What amazes me most is Biggio's obvious athletic prowess. He was an above average defender at catcher, 2B, and in the outfield, and there are not many players in baseball history that can say that.
His defense was plus-plus at 2B, but his offense was pretty great too. Biggio was a six-time All-Star, and five of those appearances came as a second baseman.
I should mention that Joe Morgan was an All-Star for the Astros at 2B twice...and may have nabbed this spot if he had hung around with the Astros.
Shortstop: Craig Reynolds
Shortstop and starting pitcher are probably the two hardest positions to pick an all-time player for on the Astros roster (for VERY different reasons).
The Astros have never had a dominant, superstar shorstop. In fact, Miguel Tejada probably comes closest to meeting that standard—but by his time with the Astros he was past his prime and a one-dimensional player.
Dickie Thon had the most raw talent but was stopped—after only one superb year—by a Mike Torrez fastball to the head.
So I went with Craig Reynolds, who took over for Thon and became the Astros' everyday SS in the mid-'80s. Renolds was above average defensively and about average offensively. But for the Astros, he was as good as it gets!
Third Base: Doug Rader
For baseball fans this might seem like an easy choice, as Ken Caminiti was a mainstay for the Astros for most of his career, but it might surprise you to know that Caminiti's four best offensive seasons all came in his four seasons with the San Diego Padres.

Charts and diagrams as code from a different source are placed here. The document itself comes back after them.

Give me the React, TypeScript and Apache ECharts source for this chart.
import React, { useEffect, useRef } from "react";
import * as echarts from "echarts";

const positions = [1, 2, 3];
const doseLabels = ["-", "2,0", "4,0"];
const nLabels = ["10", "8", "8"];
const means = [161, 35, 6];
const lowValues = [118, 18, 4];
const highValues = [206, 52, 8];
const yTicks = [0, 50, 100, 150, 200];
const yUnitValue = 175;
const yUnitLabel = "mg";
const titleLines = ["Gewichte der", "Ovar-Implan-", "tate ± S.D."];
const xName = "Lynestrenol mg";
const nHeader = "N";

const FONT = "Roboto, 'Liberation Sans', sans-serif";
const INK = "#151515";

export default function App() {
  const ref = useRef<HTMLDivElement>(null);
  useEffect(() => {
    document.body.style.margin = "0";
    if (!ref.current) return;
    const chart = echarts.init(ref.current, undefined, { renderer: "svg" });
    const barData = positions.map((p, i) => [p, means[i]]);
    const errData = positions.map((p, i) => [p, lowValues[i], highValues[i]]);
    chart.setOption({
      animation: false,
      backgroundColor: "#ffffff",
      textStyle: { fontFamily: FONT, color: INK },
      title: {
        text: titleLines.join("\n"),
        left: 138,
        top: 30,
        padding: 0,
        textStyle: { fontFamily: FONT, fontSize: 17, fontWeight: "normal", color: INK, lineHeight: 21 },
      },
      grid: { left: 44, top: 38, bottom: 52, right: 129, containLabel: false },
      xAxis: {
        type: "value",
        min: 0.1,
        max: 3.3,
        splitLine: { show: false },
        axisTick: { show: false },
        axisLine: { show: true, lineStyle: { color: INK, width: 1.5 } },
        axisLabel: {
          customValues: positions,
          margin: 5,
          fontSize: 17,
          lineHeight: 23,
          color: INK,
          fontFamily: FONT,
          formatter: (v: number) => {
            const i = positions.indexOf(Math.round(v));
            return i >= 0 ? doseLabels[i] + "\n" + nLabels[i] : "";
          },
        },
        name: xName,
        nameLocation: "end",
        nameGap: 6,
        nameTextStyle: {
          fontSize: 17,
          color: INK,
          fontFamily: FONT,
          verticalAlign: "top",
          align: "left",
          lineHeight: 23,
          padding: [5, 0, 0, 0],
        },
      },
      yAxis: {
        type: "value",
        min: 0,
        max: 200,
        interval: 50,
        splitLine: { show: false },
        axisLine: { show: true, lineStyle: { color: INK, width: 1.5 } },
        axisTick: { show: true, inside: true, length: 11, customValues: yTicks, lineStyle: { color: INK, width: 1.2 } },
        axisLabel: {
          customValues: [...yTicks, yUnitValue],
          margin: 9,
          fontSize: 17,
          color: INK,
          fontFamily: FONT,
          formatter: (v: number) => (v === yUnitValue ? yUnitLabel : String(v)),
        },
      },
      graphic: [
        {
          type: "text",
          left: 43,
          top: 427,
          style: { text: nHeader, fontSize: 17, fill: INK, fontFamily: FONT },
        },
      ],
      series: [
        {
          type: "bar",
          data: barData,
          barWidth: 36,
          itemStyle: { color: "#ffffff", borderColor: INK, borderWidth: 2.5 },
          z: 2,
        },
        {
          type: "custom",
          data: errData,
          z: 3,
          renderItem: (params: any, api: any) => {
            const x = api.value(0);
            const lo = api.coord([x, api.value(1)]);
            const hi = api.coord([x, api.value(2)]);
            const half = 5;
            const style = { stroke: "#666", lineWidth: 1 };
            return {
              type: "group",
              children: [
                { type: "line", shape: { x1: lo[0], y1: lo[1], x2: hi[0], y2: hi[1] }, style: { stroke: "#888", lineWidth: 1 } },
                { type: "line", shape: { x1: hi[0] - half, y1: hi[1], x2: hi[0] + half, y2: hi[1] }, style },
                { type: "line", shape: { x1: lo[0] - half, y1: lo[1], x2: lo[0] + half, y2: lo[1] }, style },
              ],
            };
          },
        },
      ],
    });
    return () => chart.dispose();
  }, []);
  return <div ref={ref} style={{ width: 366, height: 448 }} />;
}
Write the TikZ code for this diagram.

For this reason I chose Doug Rader as my all-time great Astro 3B. Rader's offense with the Astros is superior, and a cursory reading of contemporaries tells the story of a very good, hard-nosed defensive third baseman.
Outfield: Cesar Cedeno
A four-time All-Star with 20-plus HR power and 50-plus SB speed, Cedeno was tremendous player for a period of about five to six years in the early '70s.
He had a good career, with a career batting average of .285, averaging 16 HR and 44 SB per 162 games. A star talent offensively who was plus-plus on defense in the OF.
Outfield: Jim Wynn
Wynn only had one All-Star appearance, but in a different era he may have been regarded as a superstar. He had that rare combination of speed and power and was very good on defense in the OF.
By just looking at the numbers, it's hard to understand how Wynn is not remembered as one of the great players of his era. Just an example of a Jim Wynn season: In 1969 he did not make the All-Star team but hit .269 with 33 HR, 23 SB, and a .436 OBP.
His career stat line: .250BA/25HR/81RBI/19SB/.366OBP
Outfield: Lance Berkman
I was struggling with this as I tried to figure out who should be my third OF, and then I decided to fudge things a little bit...I chose Lance Berkman.
Though Berkman has played mostly at first base since 2005, his pre-2005 offensive numbers are easily good enough to make him the best offensive OF in Astros history. Berkman is consistently a .300 hitter with the power to go deep at least 35 times a year.
His career stat line: .299BA/34HR/112RBI/.412OBP
Starting Pitcher: J.R. Richard
This is probably the most difficult pick of the entire Astros all-time team. The Astros have had some tremendous pitchers come through their clubhouse.
In fact, the first guy we all probably think of is Nolan Ryan. He pitched more years with the Astros than any other single club, and he had some good years with them...though his best were already behind him.
In 1987 Ryan had a spectacular year (though very odd record-wise); he had a 2.76 ERA with 270 K's but only eight wins to 16 losses!
The Astros have also seen great pitchers like Larry Dierker, Roy Oswalt, and Mike Scott come through their organization.
But the greatest Astro pitcher of all time has to be J.R. Richard.
JR took some time before hitting his groove, but from 1976-1980 you'd be hard pressed to find a better pitcher in the game. In 1978 he had a 3.11 ERA with 303 K's, and in 1979 he bettered that with a 2.79 ERA and 313 K's!
Richard had tremendous potential but was struck down in his prime by a stroke midway through the 1980 season.
Relief Pitcher: Billy Wagner
This race is not even close. Dave Smith and Brad Lidge can be mentioned in this discussion, but just in passing.
Billy Wagner is hands down the greatest relief pitcher the Astros have ever seen, and his numbers and talent far and away surpass his closest competitors. Billy the Kid sits atop this mountain.